La
mañana de ayer, efectivos de las policías federal y michoacana
desalojaron violentamente a centenares de estudiantes que desde el
pasado 4 de octubre mantenían tomadas las escuelas normales
de Arteaga, Cherán y Tiripetío, con un saldo de varios lesionados,
tanto normalistas como uniformados, 180 detenidos y 18 vehículos
destruidos.
Sin ánimo de justificar los actos vandálicos que hubieran podido
realizar los inconformes, debe señalarse que las autoridades federales
y locales eligieron la vía de la represión y mostraron, de esa forma,
su falta de capacidad para gobernar mediante el diálogo y la
negociación. Se expresa, una vez más, la tendencia creciente de quienes
dirigen las instituciones a enfrentar mediante la fuerza problemas
sociales que, de esa manera, lejos de encontrar vías de solución, se
agravan y se ramifican de manera exponencial.En efecto, el sector educativo del país está sembrado de conflictos que tienen denominadores comunes, como el creciente abandono de las obligaciones gubernamentales en materia de enseñanza pública. El doble telón de fondo de la confrontación es, pues, el desmantelamiento de la educación pública y la progresiva privatización de la enseñanza, impulsados a contrapelo de la Constitución desde el Poder Ejecutivo federal, y la preservación a toda costa del coto de control fáctico del gordillismo en el sistema educativo.
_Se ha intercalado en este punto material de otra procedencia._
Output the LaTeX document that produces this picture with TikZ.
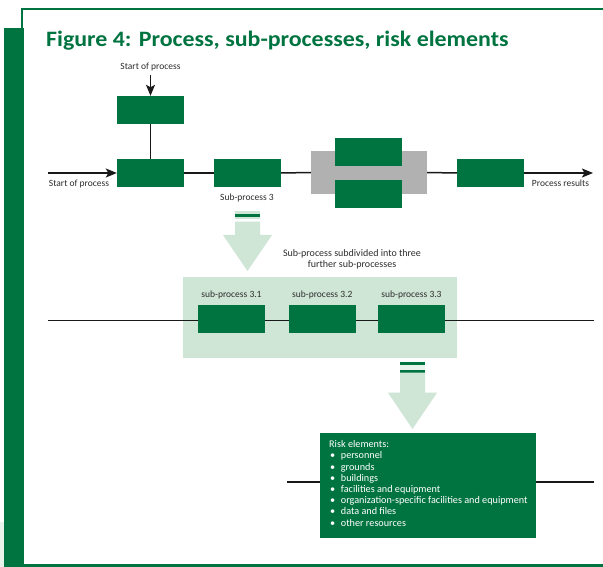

En tal contexto se ha desencadenado desde hace años una ofensiva implacable contra las escuelas normales, muchas de las cuales han sido clausuradas, en tanto que las restantes sobreviven en condiciones de precariedad exasperante. Lo que los gobernantes no consideraron es que tales planteles han constituido, durante décadas, mecanismos de movilidad social en regiones en las que ésta resultaba casi imposible por otras vías –valga decir: la única manera en la que jóvenes de zonas rurales podían buscar una salida a la miseria–, así como válvulas de escape para la irritación por los muchos agravios acumulados. Al persistir en la ofensiva contra las normales, el régimen ha desencadenado movimientos como el de Ayotzinapa, Guerrero –en donde, en diciembre del año pasado, las fuerzas policiales asesinaron a dos estudiantes y golpearon a muchos más–, y como los que estallaron el 4 de octubre en Michoacán.